→ **Written request**
Can you write out every line from the start of the records below through the line containing "const seriesNames = ['average', 'adaptive', 'relative', 'dis.", leaving out any pictures?

→ **Code that draws figures**
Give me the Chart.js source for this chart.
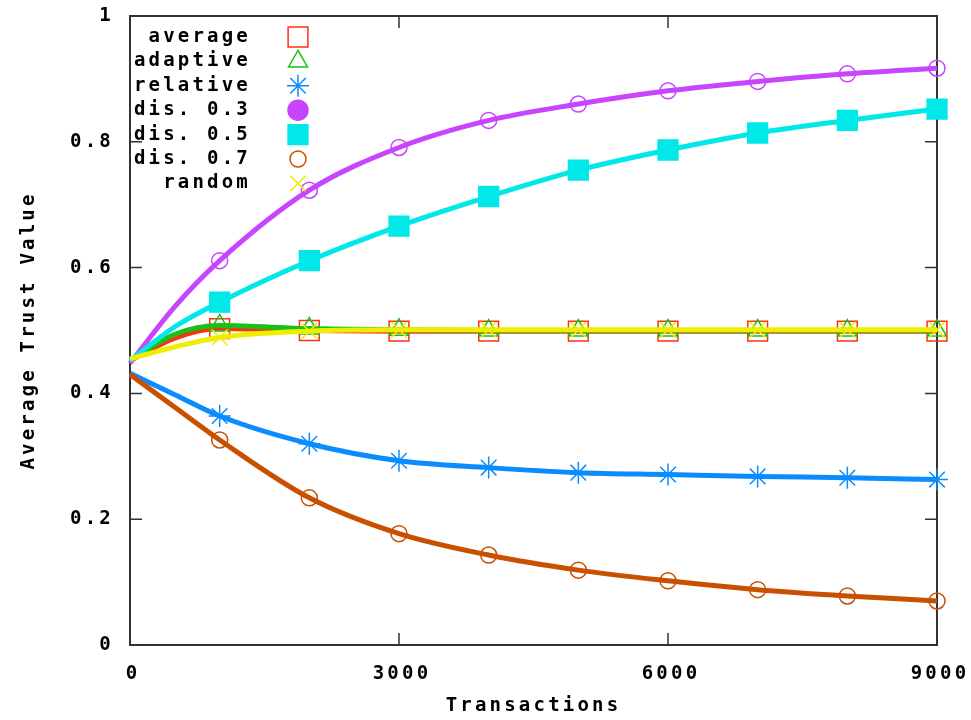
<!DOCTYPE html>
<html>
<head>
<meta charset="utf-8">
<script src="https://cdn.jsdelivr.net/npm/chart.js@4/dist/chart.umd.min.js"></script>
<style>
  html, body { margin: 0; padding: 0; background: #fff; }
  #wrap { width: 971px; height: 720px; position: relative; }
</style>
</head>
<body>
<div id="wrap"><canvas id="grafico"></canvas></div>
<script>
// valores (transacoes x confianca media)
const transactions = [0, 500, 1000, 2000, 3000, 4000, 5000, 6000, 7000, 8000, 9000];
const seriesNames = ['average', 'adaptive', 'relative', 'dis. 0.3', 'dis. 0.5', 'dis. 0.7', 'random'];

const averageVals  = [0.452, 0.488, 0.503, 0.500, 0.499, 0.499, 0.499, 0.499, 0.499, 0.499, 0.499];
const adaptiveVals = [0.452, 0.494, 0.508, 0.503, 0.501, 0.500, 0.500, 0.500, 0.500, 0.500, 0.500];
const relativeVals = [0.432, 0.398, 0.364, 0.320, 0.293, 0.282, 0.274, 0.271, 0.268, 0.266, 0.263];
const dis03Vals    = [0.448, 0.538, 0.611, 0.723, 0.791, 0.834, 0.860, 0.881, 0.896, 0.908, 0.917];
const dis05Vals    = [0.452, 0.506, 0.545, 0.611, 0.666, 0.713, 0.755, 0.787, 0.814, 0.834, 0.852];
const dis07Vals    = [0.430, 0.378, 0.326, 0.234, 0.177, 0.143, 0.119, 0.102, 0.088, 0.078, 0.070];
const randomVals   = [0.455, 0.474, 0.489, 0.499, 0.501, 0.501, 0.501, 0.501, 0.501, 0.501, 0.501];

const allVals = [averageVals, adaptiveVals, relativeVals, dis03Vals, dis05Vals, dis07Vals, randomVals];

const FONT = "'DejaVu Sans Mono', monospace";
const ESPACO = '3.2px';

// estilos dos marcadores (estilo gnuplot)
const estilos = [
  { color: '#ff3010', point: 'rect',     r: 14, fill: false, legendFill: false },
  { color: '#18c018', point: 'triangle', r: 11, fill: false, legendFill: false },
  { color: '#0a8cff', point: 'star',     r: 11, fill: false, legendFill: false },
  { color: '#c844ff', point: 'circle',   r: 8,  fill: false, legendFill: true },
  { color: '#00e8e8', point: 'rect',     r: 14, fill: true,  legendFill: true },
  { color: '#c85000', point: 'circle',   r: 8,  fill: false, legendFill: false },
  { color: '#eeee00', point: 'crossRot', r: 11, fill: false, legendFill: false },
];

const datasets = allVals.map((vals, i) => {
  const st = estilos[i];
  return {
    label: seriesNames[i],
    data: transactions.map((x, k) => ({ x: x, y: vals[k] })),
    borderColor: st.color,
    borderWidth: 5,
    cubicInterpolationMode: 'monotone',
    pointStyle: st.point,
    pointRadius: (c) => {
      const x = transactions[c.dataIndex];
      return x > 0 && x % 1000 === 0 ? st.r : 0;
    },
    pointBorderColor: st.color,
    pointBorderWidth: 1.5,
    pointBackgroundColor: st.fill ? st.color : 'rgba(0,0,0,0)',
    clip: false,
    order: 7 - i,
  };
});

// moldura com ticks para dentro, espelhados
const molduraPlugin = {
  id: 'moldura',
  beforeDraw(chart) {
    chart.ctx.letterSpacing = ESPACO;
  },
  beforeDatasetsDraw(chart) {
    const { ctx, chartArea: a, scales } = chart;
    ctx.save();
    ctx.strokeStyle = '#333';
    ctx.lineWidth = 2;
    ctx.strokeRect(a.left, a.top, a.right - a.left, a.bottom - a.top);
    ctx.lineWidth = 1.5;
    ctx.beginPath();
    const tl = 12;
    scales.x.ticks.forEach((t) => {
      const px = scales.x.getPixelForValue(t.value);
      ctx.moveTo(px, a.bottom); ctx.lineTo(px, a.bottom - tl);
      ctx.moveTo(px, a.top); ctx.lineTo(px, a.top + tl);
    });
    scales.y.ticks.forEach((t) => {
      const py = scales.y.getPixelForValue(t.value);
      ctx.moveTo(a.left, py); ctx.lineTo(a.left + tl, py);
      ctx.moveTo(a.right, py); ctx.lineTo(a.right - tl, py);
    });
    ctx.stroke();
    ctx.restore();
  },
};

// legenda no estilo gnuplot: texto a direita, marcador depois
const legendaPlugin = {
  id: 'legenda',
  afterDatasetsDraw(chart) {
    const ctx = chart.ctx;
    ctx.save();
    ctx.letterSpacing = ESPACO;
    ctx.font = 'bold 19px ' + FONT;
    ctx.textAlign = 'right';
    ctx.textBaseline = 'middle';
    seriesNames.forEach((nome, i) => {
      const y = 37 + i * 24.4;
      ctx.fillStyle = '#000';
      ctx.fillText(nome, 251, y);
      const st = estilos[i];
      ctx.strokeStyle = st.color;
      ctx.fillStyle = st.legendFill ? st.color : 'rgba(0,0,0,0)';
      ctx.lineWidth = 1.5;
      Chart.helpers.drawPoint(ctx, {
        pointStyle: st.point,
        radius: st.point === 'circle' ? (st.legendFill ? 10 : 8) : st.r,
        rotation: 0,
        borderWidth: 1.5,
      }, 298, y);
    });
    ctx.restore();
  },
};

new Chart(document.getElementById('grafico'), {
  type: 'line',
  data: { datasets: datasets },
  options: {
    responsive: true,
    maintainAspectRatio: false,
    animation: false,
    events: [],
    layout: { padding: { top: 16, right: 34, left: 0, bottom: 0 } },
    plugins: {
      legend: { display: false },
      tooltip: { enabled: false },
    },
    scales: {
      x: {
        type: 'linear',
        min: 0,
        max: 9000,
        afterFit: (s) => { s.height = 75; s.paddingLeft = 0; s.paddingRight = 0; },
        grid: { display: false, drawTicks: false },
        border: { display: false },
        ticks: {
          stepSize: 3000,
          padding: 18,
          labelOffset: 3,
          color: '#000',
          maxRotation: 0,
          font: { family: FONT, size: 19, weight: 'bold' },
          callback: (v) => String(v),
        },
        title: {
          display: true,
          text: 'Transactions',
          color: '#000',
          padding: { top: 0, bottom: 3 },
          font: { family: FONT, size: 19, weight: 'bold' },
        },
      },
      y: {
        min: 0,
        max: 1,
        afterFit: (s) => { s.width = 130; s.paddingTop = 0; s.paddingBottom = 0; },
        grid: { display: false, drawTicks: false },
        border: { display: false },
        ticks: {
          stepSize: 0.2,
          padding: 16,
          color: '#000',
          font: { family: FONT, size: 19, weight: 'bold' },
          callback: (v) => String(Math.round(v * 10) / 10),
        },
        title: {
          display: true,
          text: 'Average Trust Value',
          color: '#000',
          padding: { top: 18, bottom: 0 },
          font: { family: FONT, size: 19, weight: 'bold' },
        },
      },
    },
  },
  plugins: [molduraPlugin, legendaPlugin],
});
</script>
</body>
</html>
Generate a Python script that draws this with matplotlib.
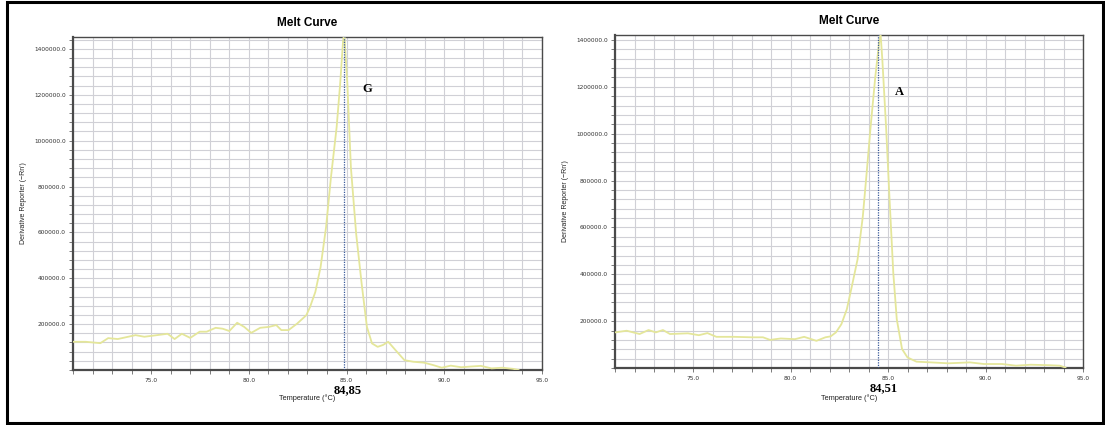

→ **Problem solution**
Give me the Chart.js source for this chart.
<!DOCTYPE html>
<html>
<head>
<meta charset="utf-8">
<script src="https://cdn.jsdelivr.net/npm/chart.js@4/dist/chart.umd.min.js"></script>
<style>
  html, body { margin: 0; padding: 0; background: #fff; }
  #wrap { width: 971px; height: 720px; position: relative; }
</style>
</head>
<body>
<div id="wrap"><canvas id="grafico"></canvas></div>
<script>
// valores (transacoes x confianca media)
const transactions = [0, 500, 1000, 2000, 3000, 4000, 5000, 6000, 7000, 8000, 9000];
const seriesNames = ['average', 'adaptive', 'relative', 'dis. 0.3', 'dis. 0.5', 'dis. 0.7', 'random'];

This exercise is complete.